LONDON (CNS) A prominent gay rights activist has criticised plans to dig up the body of a 19th-century cardinal whose cause for sainthood is expected to soon progress to beatification. Peter Tatchell of the homosexual lobby group Outrage said the exhumation of the body of Cardinal John Henry Newman would be an "act of grave-robbing, sacrilege and desecration."
Tatchell has claimed repeatedly that the cardinal’s 30-year friendship with Father Ambrose St. John, with whom he lived, suggests he was a celibate homosexual.
He said the exhumation was "contrary to (Cardinal) Newman’s own repeatedly expressed wishes to remain buried in the same grave as the man he loved."
"They have remained buried side by side for over 100 years since (Cardinal) Newman’s death in 1890," he said in an Aug. 29 statement.

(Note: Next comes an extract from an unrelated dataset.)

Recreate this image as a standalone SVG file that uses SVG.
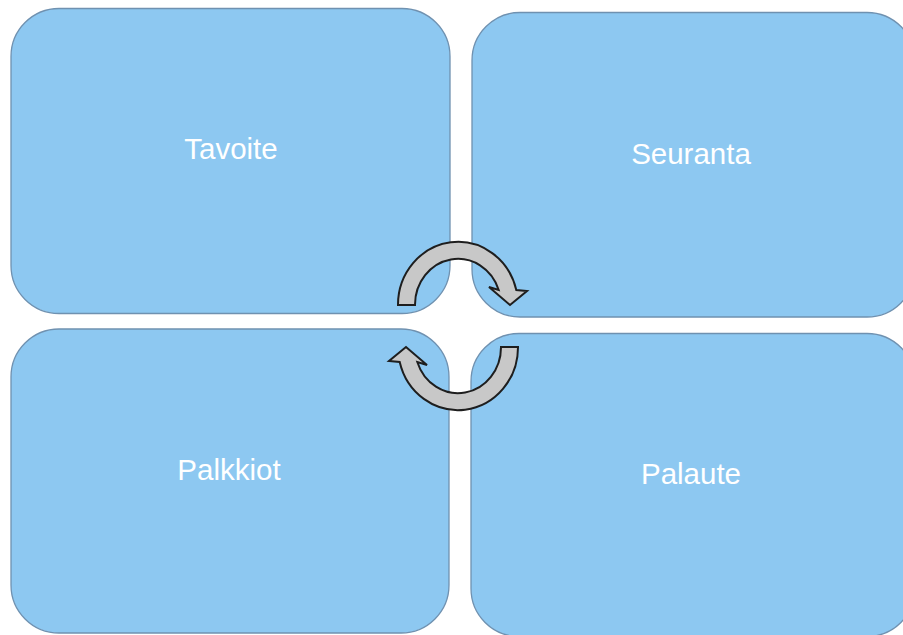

"Allowing the Catholic Church to override (Cardinal) Newman’s explicit instructions to his executors is truly shameful," he said. "The pope does not have the right to violate the cardinal’s wishes."
Permission for the exhumation was granted in early August by Britain’s Ministry of Justice.
The date of the exhumation has been kept secret but is expected to be in the fall. The body will be transferred from a cemetery on the outskirts of Birmingham, England, to a marble sarcophagus in the city’s oratory church, where it can be venerated more easily by pilgrims.
Father Paul Chavasse, provost of the Birmingham Oratory and postulator of Cardinal Newman’s cause, said he believed that the cardinal would have accepted the will of the Vatican that his body be moved elsewhere.
"As a great man of the church and devoted to the saints himself, Cardinal Newman would have been the first to insist on obeying a request of the Holy See and the last to insist that his own personal wishes be regarded as immutable," Father Chavasse said in a statement.